What kind of data would be the most useful for learning? Would it be the same phrases read by different people, single words or is any text good? Do we need lots recordings from a single person or many smaller samples from different persons?

I'm thinking of a web site where people could contribute to the project by joining and then reading out phrases the system shows them.

You mean something like http://www.voxforge.org/

Seriously there is no massive CC-licensed source of audio data out there. Most of the fancy algorithms for doing speech recognition are on github. What isn't is a massive and diverse dataset. I encourage others to reply if they have seen otherwise.

I don't think that's true.

That is a big factor in the accuracy of speech-to-text engines, but I don't think training data is a problem for text-to-speech (which is what the OP was complaining about).

I strongly disagree! Text to speech needs the same data as speech to text - a well annotated collection of raw, single speaker speech data from a variety of speakers and accompanying text labels.

It is very, very difficult to find a large, well curated dataset of speech with accompanying text labels. TIMIT is the gold standard of speech recognition despite its simplicity, and it costs ~$150(!) to get access at all. Switchboard is another famous one which is bigger, but only partially labeled and still very hard to get. CMU has an openly available, small dataset called AN4, but it is only 64MB of raw recordings (a lot for 1991 when it was recorded, but still small today).

You could use YouTube and their automated translations, but the text is shoddy at best and definitely too unreliable to feed to an algorithm without significant cleansing.
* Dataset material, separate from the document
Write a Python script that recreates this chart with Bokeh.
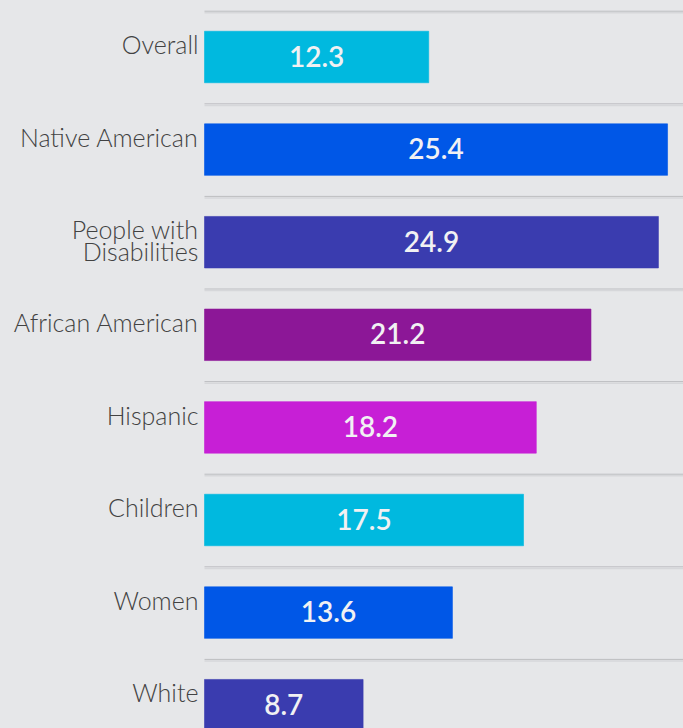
from bokeh.plotting import figure
from bokeh.models import ColumnDataSource, Range1d
from bokeh.core.properties import value
from bokeh.embed import file_html
from bokeh.resources import INLINE

categories = ["Overall", "Native American", "People with\nDisabilities", "African American",
              "Hispanic", "Children", "Women", "White"]
values = [12.3, 25.4, 24.9, 21.2, 18.2, 17.5, 13.6, 8.7]
palette = ["#00b9df", "#0057e7", "#3a3caf", "#8c1797", "#c71fd6"]

BG = "#e6e7e9"
PX_Y = 92.6          # pixels per category step
PX_X = 18.23         # pixels per value unit
BAR_H = 51.5 / PX_Y  # bar thickness in category units
BASE_FIX = 10        # svg alphabetic baseline correction (px)

n = len(categories)
idx = list(range(n))
colors = [palette[i % len(palette)] for i in idx]

XMIN, XMAX = -204 / PX_X, 479 / PX_X
YTOP, YBOT = -56.5 / PX_Y, (728 - 56.5) / PX_Y

p = figure(width=683, height=728, output_backend="svg", toolbar_location=None,
           x_range=Range1d(XMIN, XMAX), y_range=Range1d(YBOT, YTOP),
           min_border=0, background_fill_color=BG, border_fill_color=BG)
p.axis.visible = False
p.grid.visible = False
p.outline_line_color = None

# separators
sep_y = [i - 45.8 / PX_Y for i in idx]
p.segment(x0=[0] * n, x1=[XMAX] * n, y0=sep_y, y1=sep_y, line_color="#bcbdc0", line_width=1)
sep_y2 = [y + 1.6 / PX_Y for y in sep_y]
p.segment(x0=[0] * n, x1=[XMAX] * n, y0=sep_y2, y1=sep_y2, line_color="#d6d7da", line_width=1.5)

src = ColumnDataSource(dict(y=idx, v=values, c=colors,
                            lab=[f"{v:.1f}" for v in values],
                            mid=[v / 2 for v in values],
                            ty=[i + (9 - BASE_FIX) / PX_Y for i in idx]))
p.hbar(y="y", left=0, right="v", height=BAR_H, fill_color="c", line_color="c",
       line_alpha=0.6, line_width=1, source=src)

p.text(x="mid", y="ty", text="lab", source=src, text_align="center",
       text_baseline="alphabetic", text_color="#f1f1f3", text_font=value("Lato Semibold"),
       text_font_size="28px")

# category labels, one text per line, baseline relative to bar top
lx, ly, lt = [], [], []
for i, name in enumerate(categories):
    for k, line in enumerate(name.split("\n")):
        lx.append(-6 / PX_X)
        ly.append(i - BAR_H / 2 + (23 - BASE_FIX + 21.7 * k) / PX_Y)
        lt.append(line)
p.text(x=lx, y=ly, text=lt, text_align="right", text_baseline="alphabetic",
       text_color="#424242", text_font=value("Lato Light"), text_font_size="25px")

html = file_html(p, INLINE)
html = html.replace("<head>", "<head><style>body{background:%s;}</style>" % BG, 1)
open("out.html", "w").write(html)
Honestly, U.S. Congressional speeches may be the best "open" option IMO - good transcriptions, a variety of speakers, and TONS of data. If you could sync up the transcriptions with recordings of C-SPAN it could work very well, though I have not seen a dataset that puts this together. This still only covers English!

Companies understand that data is valuable - that is why they take the rights to it in every EULA! Well curated internal datasets will be the KFC/Coke secret recipes of the "big data" age.

I can't upvote this enough. There are very few companies that are masters of this game. Because it is extremely difficult to build. Every stage is a painful process and there are so many moving parts. To begin with you need very high quality recordings. Successful companies have voice directors whose job is to record voice at most optimal settings (and to make sure speaker speaks is neutral dispassionate tone). And then there is the manual process of segmentation and phoneme alignment - That requires lot of human effort. Then you run the code! It will take quite sometime. Then you study the quality of synthesis. Fix issues manually (for example, if you are using concatenative synthesis, you may have to fix offending phoneme alignment based on feedback). And iterate on this. Unless you have a team, I wouldn't venture into this and rather use third party leaders.

I recently discovered vocalid.org thanks to a TED video[1]. They work to provide people having speech impairments with unique synthetic voices thanks to voice donors. According to their process, a voice donor need to read 2-3 hours of text to allow them to build a custom synthetic voice.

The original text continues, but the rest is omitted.